Michigan Association of Health Plans

First timers need to ask these questions to avoid choosing the wrong health insurance

Orginally published by CNBC

Like other adult things, choosing your first health insurance plan seems scary until you do it.

Lots of acronyms you never heard before? Check. You know it’s going to hit your wallet? Check. It’s some mysterious part of your job with a lot of brochures? Check.

When you’re looking through your plan choices, ask yourself what’s going on in your life, says Jeff Oldham, senior vice president of global and institutional markets at Benefitfocus, a benefits enrollment software company.

But first, learn the following words and acronyms. When you meet with the HR people at your company, you’ll have a head start and the sheer bulk of information won’t seem so daunting.

You’ll need to know these terms so you can make informed decisions:

  • Deductible: This is how much you have to pay before the employer and health-care company starts kicking in for your medical costs. But remember: Annual and preventive exams are free, even if you haven’t reached your deductible, thanks to the Affordable Care Act.
  • Premium: You’ll see an amount deducted from each pay check. This money goes to the insurance company to pay for the health insurance policy. Your premiums do not pay for any medical care. It means you get a card from the company with your name and policy number.
  • Copayment or copay: Most plans charge a fee when you see a doctor, and the cost is often on your insurance card. The health insurance company pays the balance.
  • CDHP or HDHP: These two acronyms – consumer-driven health plan or high-deductible health plan – are often used interchangeably. Here’s how these plans work: You must meet a high deductible of at least $1,350 — the government sets this bottom limit — before the health insurer starts kicking in for your bills. For people who are young and in relatively good health, this may not be much of an issue.

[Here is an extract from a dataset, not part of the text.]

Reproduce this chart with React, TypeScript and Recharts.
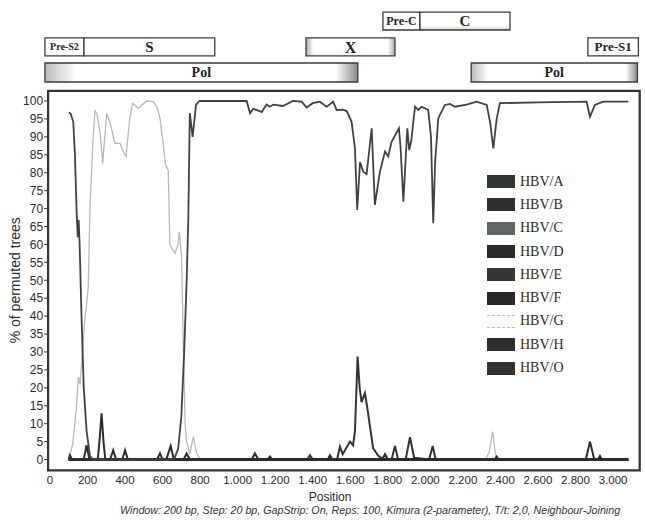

Older people run the risk of delaying seeing a doctor or filling prescriptions if they feel financially squeezed.
  • HSA: Employer-sponsored high-deductible plans are always paired with a health savings account. You can save money, pre-tax, from your pay check in an investment account. For 2018, you can save up to $3,450.
  • Next year, the limit for a single person saving in an HSA is $3,500. The government sets these amounts, too.
  • FSA: You might not be offered a flexible spending account if you have the health savings account, but know the difference between these two. The FSA lets you save money, pre-tax, for qualified health expenses – but you have a time limit on using the money.
  • PPO: Preferred provider organizations are generally more expensive, Oldham says. They outline the specific medical providers you can work with at in-network (read: more affordable) levels.

Millennials are drawn to high-deductible health plans for a few reasons.

The amount of the deductible may seem daunting, “but your premium is much lower,” Oldham said. “You are telling the insurance company you’re in pretty good health.”

Decades of growth on pre-tax money makes the HSA a powerful savings vehicle for your retirement years, Oldham says.

The average retiree spends more than $275,000 on health care alone, a figure that could easily double by the time millennials hit the golden years, according to Oldham.

If you’re planning a trip to some rugged, remote location, Oldham recommends accident insurance. That way, you can still take advantage of the lower cost of a high-deductible plan.

And if you’re thinking of ditching insurance, don’t. “The mandate to have health insurance was repealed, but it doesn’t take effect till 2019,” Oldham said.

One last piece of advice. “Don’t take the money you save on lower premiums and blow it,” Oldham said. Develop good savings habits by stashing it in your HSA or putting it toward student debt.